When I least expect it, my anxiety hits me with full force.
My fingers frantically twitch, my skin freezes and my heart beats faster than it normally does. I try my best to contain myself, taking prolonged, persistent breaths, but I can’t help but feel like I’m drowning.
Every thought I’ve ever had comes back, the scariest ones racing through my mind like a beehive — from insecurities about my abilities and academic future to feelings of nobody else caring about me, even if I know that’s not true.
And because I have these irrational fears about those who love me most, I rarely tell them about my anxiety in the first place. So, for the past few years, I’ve kept mostly silent about my mental health issues, painting myself in a smile and an aura of positivity so nobody ever worries about me.
And that’s not healthy.
I’d spend some Saturday nights alone, aimlessly walking around Rittenhouse Square rather than making plans. I had little desire to make new friends or to strengthen bonds with the ones I already had, and I found myself ignoring my best friends.
But on a Friday morning halfway through this semester, I broke that cycle.
I walked into Tuttleman Counseling Services, sat down with someone there and told them everything: how I’ve been feeling, the way I’ve drifted away from others, even disclosing anxieties that date back a decade.
A week later, I was assigned to a therapist, and we connected immediately. Although I was still afraid to be entirely vulnerable, I felt like I could talk freely with him.
The experience was exhilarating, and it grew to be much more important when, three hours after leaving that appointment, I received a text telling me one of my close friends from home, Marcus, passed away.
The anxiety came back instantly. My whole body started shaking, my thought process felt clouded, and my voice began trembling so much I could barely stay at work anymore. I asked to go home and cried more than I ever have before. I felt broken, lost and petrified. I skipped most of my classes to stay home, away from others.

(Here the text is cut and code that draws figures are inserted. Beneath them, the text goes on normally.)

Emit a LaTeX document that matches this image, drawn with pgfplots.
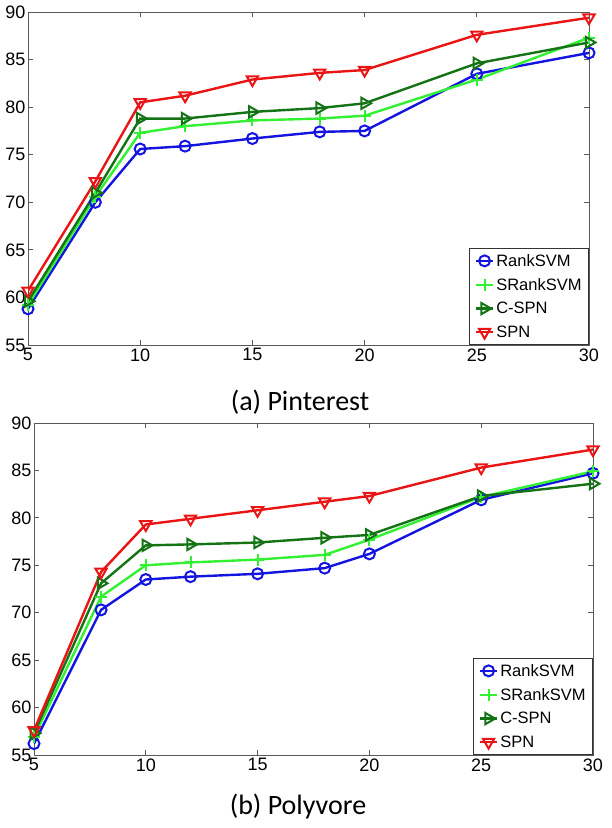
\documentclass[border=0pt]{standalone}
\usepackage{fontspec}
\setmainfont{Liberation Sans}
\newfontfamily\capfont{Carlito}
\usepackage{pgfplots}
\pgfplotsset{compat=1.18}
\definecolor{cblue}{RGB}{20,20,225}
\definecolor{clgreen}{RGB}{50,240,50}
\definecolor{cdgreen}{RGB}{20,115,20}
\definecolor{cred}{RGB}{235,20,20}

\pgfplotsset{myax/.style={
  scale only axis,
  xmin=5, xmax=30, ymin=55, ymax=90,
  xtick={5,10,15,20,25,30}, ytick={55,60,...,90},
  tick align=inside, major tick length=5pt,
  axis line style={black!65, line width=0.8pt},
  every tick/.style={black!65, line width=0.8pt},
  tick label style={font=\fontsize{18}{20}\selectfont},
  /pgf/number format/assume math mode=true,
  yticklabel style={xshift=1pt},
  legend style={at={(1,0)}, anchor=south east,
    font=\fontsize{16.5}{19}\selectfont, draw=black!80, line width=0.8pt,
    row sep=6.5pt, inner xsep=5pt, inner ysep=4pt, cells={anchor=west}},
  legend cell align=left,
  every axis plot/.append style={line width=2.4pt},
},
rank/.style={color=cblue, mark=o, mark size=5.5pt, mark options={solid, line width=2pt}},
srank/.style={color=clgreen, mark=+, mark size=6pt, mark options={solid, line width=2pt}},
cspn/.style={color=cdgreen, mark=triangle, mark size=6.5pt, mark options={solid, line width=2pt, rotate=-90}},
spn/.style={color=cred, mark=triangle, mark size=6.5pt, mark options={solid, line width=2pt, rotate=180}},
}

\begin{document}
\begin{tikzpicture}

% (a) Pinterest
\begin{axis}[myax, at={(28pt,483pt)}, anchor=south west, width=561pt, height=333pt]
\addplot[rank] coordinates {(5,58.8) (8,70.0) (10,75.6) (12,75.9) (15,76.7) (18,77.4) (20,77.5) (25,83.5) (30,85.7)};
\addplot[srank] coordinates {(5,59.2) (8,70.6) (10,77.3) (12,78.0) (15,78.6) (18,78.8) (20,79.1) (25,82.9) (30,87.3)};
\addplot[cspn] coordinates {(5,59.6) (8,71.0) (10,78.8) (12,78.8) (15,79.5) (18,79.9) (20,80.4) (25,84.6) (30,86.8)};
\addplot[spn] coordinates {(5,60.7) (8,72.2) (10,80.5) (12,81.2) (15,82.9) (18,83.6) (20,83.9) (25,87.6) (30,89.4)};
\legend{RankSVM,SRankSVM,C-SPN,SPN}
\end{axis}
\node[anchor=base, font=\capfont\fontsize{28}{30}\selectfont] at (300pt,417pt) {(a) Pinterest};

% (b) Polyvore
\begin{axis}[myax, at={(34pt,73pt)}, anchor=south west, width=559pt, height=332pt]
\addplot[rank] coordinates {(5,56.2) (8,70.3) (10,73.5) (12,73.8) (15,74.1) (18,74.7) (20,76.2) (25,81.9) (30,84.7)};
\addplot[srank] coordinates {(5,56.9) (8,71.7) (10,75.0) (12,75.3) (15,75.6) (18,76.1) (20,77.7) (25,82.2) (30,84.9)};
\addplot[cspn] coordinates {(5,57.3) (8,73.1) (10,77.1) (12,77.2) (15,77.4) (18,77.9) (20,78.2) (25,82.3) (30,83.6)};
\addplot[spn] coordinates {(5,57.6) (8,74.3) (10,79.3) (12,79.9) (15,80.8) (18,81.7) (20,82.3) (25,85.3) (30,87.2)};
\legend{RankSVM,SRankSVM,C-SPN,SPN}
\end{axis}
\node[anchor=base, font=\capfont\fontsize{28}{30}\selectfont] at (298pt,13pt) {(b) Polyvore};

\pgfresetboundingbox
\path[use as bounding box] (0pt,0pt) rectangle (612pt,828pt);
\end{tikzpicture}
\end{document}
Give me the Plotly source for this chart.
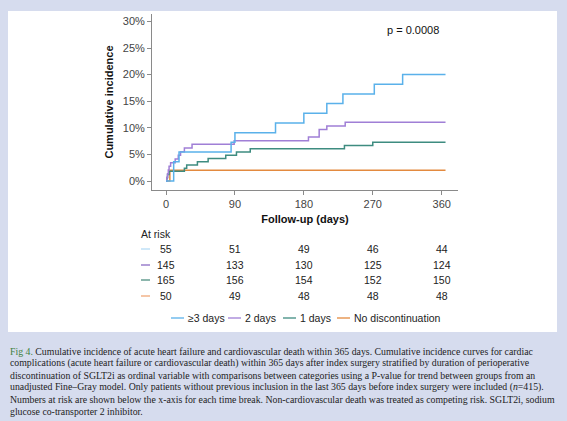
import plotly.graph_objects as go

W, H = 567, 421

# cumulative incidence curves (days, percent)
ge3_days = [0, 10, 17, 85, 90, 143, 180, 210, 231, 272, 309, 365]
ge3_pct = [0, 3.64, 5.45, 7.27, 9.09, 10.91, 12.73, 14.55, 16.36, 18.18, 20.0, 20.0]

two_days = [0, 1, 2, 3, 4, 6, 12, 16, 19, 24, 34, 89, 186, 200, 210, 234, 365]
two_pct = [0, 0.69, 1.38, 2.07, 2.76, 3.45, 4.14, 4.83, 5.52, 6.21, 6.90, 7.59, 8.28, 9.66, 10.34, 11.03, 11.03]

one_days = [0, 1, 2, 4, 24, 27, 41, 55, 78, 92, 110, 233, 270, 365]
one_pct = [0, 0.61, 1.21, 1.82, 2.42, 3.03, 3.64, 4.24, 4.85, 5.45, 6.06, 6.67, 7.27, 7.27]

nodisc_days = [0, 5, 365]
nodisc_pct = [0, 2.0, 2.0]

group_names = ["≥3 days", "2 days", "1 days", "No discontinuation"]
group_colors = ["#5AB1EA", "#A07FD6", "#3E8C80", "#E38A3F"]
risk_dash_colors = ["#B5DBF6", "#8C6CC4", "#4E8E80", "#F0A878"]

# numbers at risk
risk_days = [0, 90, 180, 270, 360]
risk_ge3 = [55, 51, 49, 46, 44]
risk_two = [145, 133, 130, 125, 124]
risk_one = [165, 156, 154, 152, 150]
risk_nodisc = [50, 49, 48, 48, 48]

x_ticks = [0, 90, 180, 270, 360]
y_ticks = [0, 5, 10, 15, 20, 25, 30]
y_ticktext = ["0%", "5%", "10%", "15%", "20%", "25%", "30%"]
p_text = "p = 0.0008"

caption_lines = [
    '<span style="color:#3f7f3f">Fig 4.</span> Cumulative incidence of acute heart failure and cardiovascular death within 365 days. Cumulative incidence curves for cardiac',
    "complications (acute heart failure or cardiovascular death) within 365 days after index surgery stratified by duration of perioperative",
    "discontinuation of SGLT2i as ordinal variable with comparisons between categories using a P-value for trend between groups from an",
    "unadjusted Fine\u2013Gray model. Only patients without previous inclusion in the last 365 days before index surgery were included (<i>n</i>=415).",
    "Numbers at risk are shown below the x-axis for each time break. Non-cardiovascular death was treated as competing risk. SGLT2i, sodium",
    "glucose co-transporter 2 inhibitor.",
]


def px_x(p):
    return p / W


def px_y(p):
    return 1 - p / H


fig = go.Figure()

series = [
    (ge3_days, ge3_pct),
    (two_days, two_pct),
    (one_days, one_pct),
    (nodisc_days, nodisc_pct),
]
# draw no-discontinuation first so it sits underneath like the original
for i in [3, 2, 1, 0]:
    d, p = series[i]
    fig.add_trace(go.Scatter(
        x=d, y=p, mode="lines", line_shape="hv",
        line=dict(color=group_colors[i], width=1.5),
        name=group_names[i], showlegend=False,
    ))

sans = "Liberation Sans, Arial, sans-serif"
serif = "Liberation Serif, Times New Roman, serif"

annotations = []
shapes = []

# white panel
shapes.append(dict(
    type="rect", xref="paper", yref="paper",
    x0=px_x(8), x1=px_x(557), y0=px_y(332), y1=px_y(11),
    fillcolor="white", line=dict(width=0), layer="below",
))

annotations.append(dict(
    x=322, y=28.4, xref="x", yref="y", text=p_text, showarrow=False,
    xanchor="center", yanchor="middle",
    font=dict(family=sans, size=11, color="#111"),
))

# at-risk table
annotations.append(dict(
    x=px_x(139), y=px_y(234), xref="paper", yref="paper", text="At risk",
    showarrow=False, xanchor="left", yanchor="middle",
    font=dict(family=sans, size=10.5, color="#222"),
))
row_y = [249, 265, 280, 296]
risk_rows = [risk_ge3, risk_two, risk_one, risk_nodisc]
for i, row in enumerate(risk_rows):
    shapes.append(dict(
        type="line", xref="paper", yref="paper",
        x0=px_x(141), x1=px_x(150), y0=px_y(row_y[i]), y1=px_y(row_y[i]),
        line=dict(color=risk_dash_colors[i], width=1.3),
    ))
    for d, n in zip(risk_days, row):
        annotations.append(dict(
            x=d, y=px_y(row_y[i]), xref="x", yref="paper", text=str(n),
            showarrow=False, xanchor="center", yanchor="middle",
            font=dict(family=sans, size=10.5, color="#222"),
        ))

# legend drawn by hand (short line keys)
legend_x = [171, 228, 283, 337]
legend_y = 318
for i, name in enumerate(group_names):
    x0 = legend_x[i]
    shapes.append(dict(
        type="line", xref="paper", yref="paper",
        x0=px_x(x0), x1=px_x(x0 + 13), y0=px_y(legend_y), y1=px_y(legend_y),
        line=dict(color=group_colors[i], width=1.3),
    ))
    annotations.append(dict(
        x=px_x(x0 + 15), y=px_y(legend_y), xref="paper", yref="paper", text=name,
        showarrow=False, xanchor="left", yanchor="middle",
        font=dict(family=sans, size=10.5, color="#222"),
    ))

# caption
for i, line in enumerate(caption_lines):
    annotations.append(dict(
        x=px_x(8), y=px_y(351 + 12 * i), xref="paper", yref="paper", text=line,
        showarrow=False, xanchor="left", yanchor="middle",
        font=dict(family=serif, size=9.8, color="#222"),
    ))

fig.update_layout(
    width=W, height=H,
    margin=dict(l=0, r=0, t=0, b=0),
    paper_bgcolor="#d6dcee",
    plot_bgcolor="white",
    showlegend=False,
    shapes=shapes,
    annotations=annotations,
    xaxis=dict(
        domain=[px_x(152), px_x(458)],
        range=[-18.3, 381.3],
        tickvals=x_ticks,
        showgrid=False, zeroline=False,
        showline=True, linecolor="#8a8a8a", linewidth=1,
        ticks="outside", ticklen=4, tickcolor="#8a8a8a",
        tickfont=dict(family=sans, size=11, color="#444"),
        title=dict(text="<b>Follow-up (days)</b>", standoff=6,
                   font=dict(family=sans, size=11, color="#111")),
    ),
    yaxis=dict(
        domain=[px_y(190), px_y(14)],
        range=[-1.69, 31.39],
        tickvals=y_ticks,
        ticktext=y_ticktext,
        showgrid=False, zeroline=False,
        showline=True, linecolor="#8a8a8a", linewidth=1,
        ticks="outside", ticklen=4, tickcolor="#8a8a8a",
        tickfont=dict(family=sans, size=11, color="#444"),
        title=dict(text="<b>Cumulative incidence</b>", standoff=6,
                   font=dict(family=sans, size=11, color="#111")),
    ),
)

fig.write_html(
    "out.html",
    config={"displayModeBar": False},
    post_script="document.body.style.margin='0';document.body.style.background='#d6dcee';",
)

There was no conquering my anxiety in that moment, and my unhealthy coping mechanisms took the wheel.
Over the past month, small tasks like getting out of bed and completing homework have felt like insurmountable feats.
To have grief and anxiety holding me down, every accomplishment feels like the rush of winning a marathon. Now, I celebrate my smallest victories — going to work, finishing a paper or making plans with friends — because those can sometimes be the most difficult.
And my biggest triumphs — reaching out for therapy, keeping my close friends in the loop about my anxiety, even being vulnerable enough to write this essay — are moments that make me smile.
I know they’re making Marcus smile, too, and I know he’s so proud of me and all my smallest victories.
Reflecting on my own struggles with anxiety, grief and other mental health issues, I chose this year’s Essayist theme to be “proud and powerful” because I want to celebrate the accomplishments of our writers and staff members.
Whether they’re reflecting on how they’ve overcome restrictions others place on them, their own physical limitations or their personal struggles with mental health, I want to highlight these moments of empowerment and pride that might’ve otherwise gone untold.
Because if there’s anything I’ve learned, it’s to not stay silent about what you’re going through, and by the same token, to be proud of every accomplishment: big or small.